O acenar com a conjuntura internacional é o outro argumento usado pelo ministro para justificar a parcimónia na distribuição, como também a necessidade de continuar a reduzir a dívida pública — outro argumento do passado recente de que o PS de hoje não prescinde, nem que para isso tenha de acertar no PS do passado, aquele que era liderado por José Sócrates.
Sobre a conjuntura internacional, Medina diz que a proposta que entregou esta terça-feira no Parlamento já “contextualiza” os acontecimentos recentes no Médio Oriente e a instabilidade para os mercados que daí possa advir. Logo quando começou a apresentação, colocou a incerteza em alguma zonas do globo como um dos riscos que o próximo ano acarreta, com “instabilidade nas relações comerciais entre os grande blocos comerciais com impactos nas cadeias de abastecimento”. Isto além do impacto nos preços dos combustíveis. “Entramos hoje num ciclo de volatilidade“, assumiu. Tudo isto pressiona o crescimento da economia que o Governo prevê que abrande dos 2,2% deste ano para 1,5% em 2024.

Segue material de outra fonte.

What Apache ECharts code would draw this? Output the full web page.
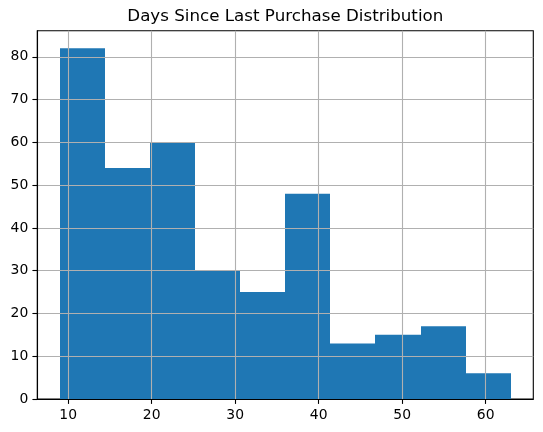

Para as empresas, pouco mexe, apenas entra a taxa reduzida no próximo ano aplicado às startups. São apenas as empresas que são consideradas como de pequena ou média dimensão ou de pequena-média capitalização que vão beneficiar desta descida na taxa que é “aplicável aos primeiros 50 mil euros de matéria coletável”, de acordo com a proposta de OE do Governo. E na frente empresarial há outro alívio, da taxa sobre lucros extraordinários das distribuidoras e empresas de energias — que deu muita controvérsia até Medina ter aceitado aplicá-la. Agora desaparece, com o ministro a dizer que a medida “ancorou-se no regulamento comunitário que abrangeu 2022 e 2023 e não abrange o ano de 2024”.
Sobre a dívida, Medina ia logo munido de um gráfico, que exibiu na apresentação da proposta, garantindo que se nada tivesse sido feito e Portugal se mantivesse hoje no quarto lugar dos mais endividados (posição que ocupava em 2015), os “encargos subiriam 2.300 milhões de euros” este ano, “seriam mais de 230 euros por ano em impostos por residente”, assegurou na conferência de imprensa. O controlo da dívida é para manter, com a previsão de em 2024 o valor ficar, pela primeira vez desde 2009, abaixo dos 100% do PIB (nos 98.9%).
Um esforço de redução que o ministro coloca entre as forças do país nesta fase, dizendo que a “credibilidade financeira” é “um ativo”, bem como a “estabilidade política e compromisso social”. Até faz o comparativo — sem referir — com Espanha, ao falar de “países que nos são próximos” e onde é possível “ver o impacto da instabilidade política na resolução dos problemas das famílias”. “A estabilidade política é um ativo muito importante e também a capacidade do Governo negociar com parceiros sociais e movimentos sindicais”, afirmou Medina apoiado na maioria e na negociação recente que atualizou o acordo de rendimentos.
Só não disse que a maioria vacilou muito no último ano, com a dissolução a ser referida por mais do que uma vez pelo Presidente da República perante as várias crises políticas do Governo, nem que o acordo firmado sábado passado este ano não só não conta com a CGTP, como também não tem a maior confederação patronal, a CIP.